OBJECTIVE: All the data should be repeated exactly. Any image in it is left out.
##########
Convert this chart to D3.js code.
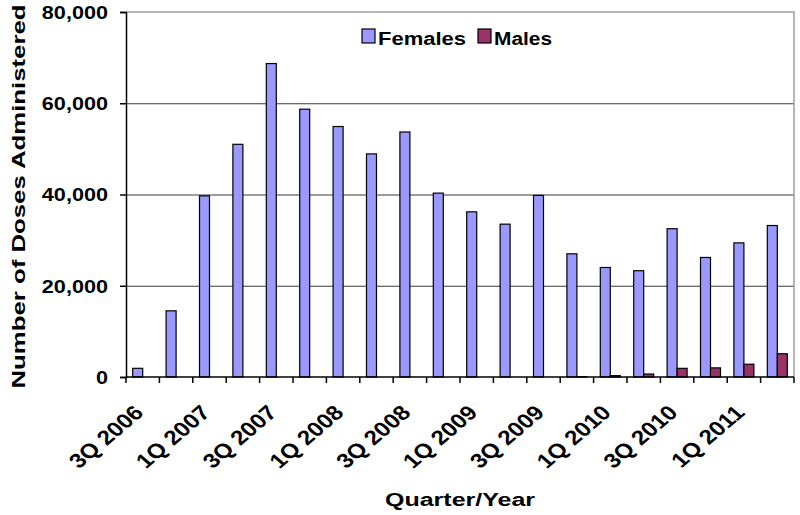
<!DOCTYPE html>
<html>
<head>
<meta charset="utf-8">
<script src="https://cdn.jsdelivr.net/npm/d3@7"></script>
<style>
  body { margin: 0; background: #fff; }
  svg text { font-family: "Liberation Sans", Arial, sans-serif; font-weight: bold; fill: #000; }
</style>
</head>
<body>
<svg id="chart" width="800" height="515"></svg>
<script>
var quarters = ["3Q 2006","4Q 2006","1Q 2007","2Q 2007","3Q 2007","4Q 2007","1Q 2008","2Q 2008",
                "3Q 2008","4Q 2008","1Q 2009","2Q 2009","3Q 2009","4Q 2009","1Q 2010","2Q 2010",
                "3Q 2010","4Q 2010","1Q 2011","2Q 2011"];
var females = [1900,14500,39700,51000,68700,58700,54900,48900,53700,40300,36200,33500,39800,27000,24000,23300,32500,26200,29400,33200];
var males   = [0,0,0,0,0,0,0,0,0,0,0,0,0,50,300,650,1900,2000,2800,5100];
var yTicks = [0,20000,40000,60000,80000];
var series = ["Females","Males"];
var colors = {Females: "#9999ff", Males: "#993366"};

var svg = d3.select("#chart"),
    margin = {top: 12, right: 6, bottom: 138, left: 126},
    width = +svg.attr("width") - margin.left - margin.right,
    height = +svg.attr("height") - margin.top - margin.bottom,
    g = svg.append("g").attr("transform", "translate(" + margin.left + "," + margin.top + ")");

var x = d3.scaleBand().domain(quarters).range([0, width]).padding(0);
var xSub = d3.scaleBand().domain(series).range([0, x.bandwidth()]).paddingInner(0).paddingOuter(0.67);
var y = d3.scaleLinear().domain([0, 80000]).range([height, 0]);

// gridlines
g.append("g")
    .attr("class", "grid")
    .call(d3.axisLeft(y).tickValues(yTicks.slice(1, -1)).tickSize(-width).tickFormat(""))
    .call(function(s) { s.select(".domain").remove(); })
    .selectAll("line").attr("stroke", "#3a3a3a").attr("stroke-width", 1.2);

// plot border (top + right)
g.append("path")
    .attr("d", "M0," + y(80000) + "H" + width + "V" + y(0))
    .attr("fill", "none")
    .attr("stroke", "#a0a0a0")
    .attr("stroke-width", 1.5);

// bars
var rows = quarters.map(function(q, i) { return {q: q, Females: females[i], Males: males[i]}; });
g.append("g").selectAll("g")
    .data(rows)
  .enter().append("g")
    .attr("transform", function(d) { return "translate(" + x(d.q) + ",0)"; })
  .selectAll("rect")
    .data(function(d) { return series.map(function(k) { return {key: k, value: d[k]}; }); })
  .enter().filter(function(d) { return d.value > 0; }).append("rect")
    .attr("x", function(d) { return xSub(d.key); })
    .attr("width", xSub.bandwidth())
    .attr("y", function(d) { return y(d.value); })
    .attr("height", function(d) { return height - y(d.value); })
    .attr("fill", function(d) { return colors[d.key]; })
    .attr("stroke", "#000")
    .attr("stroke-width", 1.2);

// y axis
var yAxis = g.append("g")
    .call(d3.axisLeft(y).tickValues(yTicks).tickSize(6).tickFormat(d3.format(",")));
yAxis.select(".domain").attr("stroke", "#000").attr("stroke-width", 1.5);
yAxis.selectAll("line").attr("stroke", "#000").attr("stroke-width", 1.5);
yAxis.selectAll("text")
    .attr("font-size", 18.5)
    .attr("x", 0)
    .attr("dy", "0.34em")
    .attr("transform", "translate(-18,0) scale(1.17,1)");

// x axis line + tick marks between categories
var xAxis = g.append("g").attr("transform", "translate(0," + height + ")");
xAxis.append("line").attr("x1", 0).attr("x2", width)
    .attr("stroke", "#000").attr("stroke-width", 1.5);
xAxis.selectAll(".tickmark")
    .data(quarters.concat(["end"]))
  .enter().append("line")
    .attr("class", "tickmark")
    .attr("x1", function(d) { return d === "end" ? width : x(d); })
    .attr("x2", function(d) { return d === "end" ? width : x(d); })
    .attr("y1", 0).attr("y2", 6)
    .attr("stroke", "#000").attr("stroke-width", 1.5);

// every other quarter labelled
xAxis.append("g")
    .call(d3.axisBottom(x).tickValues(quarters.filter(function(d, i) { return i % 2 === 0; })).tickSize(0))
    .call(function(s) { s.select(".domain").remove(); })
    .selectAll("text")
    .attr("font-size", 20.5)
    .attr("x", 0).attr("y", 0).attr("dy", 0)
    .attr("text-anchor", "end")
    .attr("transform", "translate(2,37) scale(1.18,1) rotate(-45)");

// axis titles
svg.append("text")
    .attr("transform", "translate(25," + (margin.top + height / 2 + 2) + ") rotate(-90)")
    .attr("text-anchor", "middle")
    .attr("font-size", 18)
    .attr("textLength", 384)
    .attr("lengthAdjust", "spacingAndGlyphs")
    .text("Number of Doses Administered");

svg.append("text")
    .attr("x", margin.left + width / 2)
    .attr("y", 506)
    .attr("text-anchor", "middle")
    .attr("font-size", 18)
    .attr("textLength", 150)
    .attr("lengthAdjust", "spacingAndGlyphs")
    .text("Quarter/Year");

// legend
var legend = svg.append("g").attr("transform", "translate(362,29)");
var legendX = {Females: 0, Males: 116};
var legendW = {Females: 88, Males: 58};
series.forEach(function(k) {
  var lg = legend.append("g").attr("transform", "translate(" + legendX[k] + ",0)");
  lg.append("rect").attr("width", 13).attr("height", 14)
    .attr("fill", colors[k]).attr("stroke", "#000").attr("stroke-width", 1.2);
  lg.append("text").attr("x", 16).attr("y", 16)
    .attr("font-size", 18)
    .attr("textLength", legendW[k])
    .attr("lengthAdjust", "spacingAndGlyphs")
    .text(k);
});
</script>
</body>
</html>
##########
RESPONSE TO THE TASK:
Convert this chart to D3.js code.
<!DOCTYPE html>
<html>
<head>
<meta charset="utf-8">
<script src="https://cdn.jsdelivr.net/npm/d3@7"></script>
<style>
  body { margin: 0; background: #fff; }
  svg text { font-family: "Liberation Sans", Arial, sans-serif; font-weight: bold; fill: #000; }
</style>
</head>
<body>
<svg id="chart" width="800" height="515"></svg>
<script>
var quarters = ["3Q 2006","4Q 2006","1Q 2007","2Q 2007","3Q 2007","4Q 2007","1Q 2008","2Q 2008",
                "3Q 2008","4Q 2008","1Q 2009","2Q 2009","3Q 2009","4Q 2009","1Q 2010","2Q 2010",
                "3Q 2010","4Q 2010","1Q 2011","2Q 2011"];
var females = [1900,14500,39700,51000,68700,58700,54900,48900,53700,40300,36200,33500,39800,27000,24000,23300,32500,26200,29400,33200];
var males   = [0,0,0,0,0,0,0,0,0,0,0,0,0,50,300,650,1900,2000,2800,5100];
var yTicks = [0,20000,40000,60000,80000];
var series = ["Females","Males"];
var colors = {Females: "#9999ff", Males: "#993366"};

var svg = d3.select("#chart"),
    margin = {top: 12, right: 6, bottom: 138, left: 126},
    width = +svg.attr("width") - margin.left - margin.right,
    height = +svg.attr("height") - margin.top - margin.bottom,
    g = svg.append("g").attr("transform", "translate(" + margin.left + "," + margin.top + ")");

var x = d3.scaleBand().domain(quarters).range([0, width]).padding(0);
var xSub = d3.scaleBand().domain(series).range([0, x.bandwidth()]).paddingInner(0).paddingOuter(0.67);
var y = d3.scaleLinear().domain([0, 80000]).range([height, 0]);

// gridlines
g.append("g")
    .attr("class", "grid")
    .call(d3.axisLeft(y).tickValues(yTicks.slice(1, -1)).tickSize(-width).tickFormat(""))
    .call(function(s) { s.select(".domain").remove(); })
    .selectAll("line").attr("stroke", "#3a3a3a").attr("stroke-width", 1.2);

// plot border (top + right)
g.append("path")
    .attr("d", "M0," + y(80000) + "H" + width + "V" + y(0))
    .attr("fill", "none")
    .attr("stroke", "#a0a0a0")
    .attr("stroke-width", 1.5);

// bars
var rows = quarters.map(function(q, i) { return {q: q, Females: females[i], Males: males[i]}; });
g.append("g").selectAll("g")
    .data(rows)
  .enter().append("g")
    .attr("transform", function(d) { return "translate(" + x(d.q) + ",0)"; })
  .selectAll("rect")
    .data(function(d) { return series.map(function(k) { return {key: k, value: d[k]}; }); })
  .enter().filter(function(d) { return d.value > 0; }).append("rect")
    .attr("x", function(d) { return xSub(d.key); })
    .attr("width", xSub.bandwidth())
    .attr("y", function(d) { return y(d.value); })
    .attr("height", function(d) { return height - y(d.value); })
    .attr("fill", function(d) { return colors[d.key]; })
    .attr("stroke", "#000")
    .attr("stroke-width", 1.2);

// y axis
var yAxis = g.append("g")
    .call(d3.axisLeft(y).tickValues(yTicks).tickSize(6).tickFormat(d3.format(",")));
yAxis.select(".domain").attr("stroke", "#000").attr("stroke-width", 1.5);
yAxis.selectAll("line").attr("stroke", "#000").attr("stroke-width", 1.5);
yAxis.selectAll("text")
    .attr("font-size", 18.5)
    .attr("x", 0)
    .attr("dy", "0.34em")
    .attr("transform", "translate(-18,0) scale(1.17,1)");

// x axis line + tick marks between categories
var xAxis = g.append("g").attr("transform", "translate(0," + height + ")");
xAxis.append("line").attr("x1", 0).attr("x2", width)
    .attr("stroke", "#000").attr("stroke-width", 1.5);
xAxis.selectAll(".tickmark")
    .data(quarters.concat(["end"]))
  .enter().append("line")
    .attr("class", "tickmark")
    .attr("x1", function(d) { return d === "end" ? width : x(d); })
    .attr("x2", function(d) { return d === "end" ? width : x(d); })
    .attr("y1", 0).attr("y2", 6)
    .attr("stroke", "#000").attr("stroke-width", 1.5);

// every other quarter labelled
xAxis.append("g")
    .call(d3.axisBottom(x).tickValues(quarters.filter(function(d, i) { return i % 2 === 0; })).tickSize(0))
    .call(function(s) { s.select(".domain").remove(); })
    .selectAll("text")
    .attr("font-size", 20.5)
    .attr("x", 0).attr("y", 0).attr("dy", 0)
    .attr("text-anchor", "end")
    .attr("transform", "translate(2,37) scale(1.18,1) rotate(-45)");

// axis titles
svg.append("text")
    .attr("transform", "translate(25," + (margin.top + height / 2 + 2) + ") rotate(-90)")
    .attr("text-anchor", "middle")
    .attr("font-size", 18)
    .attr("textLength", 384)
    .attr("lengthAdjust", "spacingAndGlyphs")
    .text("Number of Doses Administered");

svg.append("text")
    .attr("x", margin.left + width / 2)
    .attr("y", 506)
    .attr("text-anchor", "middle")
    .attr("font-size", 18)
    .attr("textLength", 150)
    .attr("lengthAdjust", "spacingAndGlyphs")
    .text("Quarter/Year");

// legend
var legend = svg.append("g").attr("transform", "translate(362,29)");
var legendX = {Females: 0, Males: 116};
var legendW = {Females: 88, Males: 58};
series.forEach(function(k) {
  var lg = legend.append("g").attr("transform", "translate(" + legendX[k] + ",0)");
  lg.append("rect").attr("width", 13).attr("height", 14)
    .attr("fill", colors[k]).attr("stroke", "#000").attr("stroke-width", 1.2);
  lg.append("text").attr("x", 16).attr("y", 16)
    .attr("font-size", 18)
    .attr("textLength", legendW[k])
    .attr("lengthAdjust", "spacingAndGlyphs")
    .text(k);
});
</script>
</body>
</html>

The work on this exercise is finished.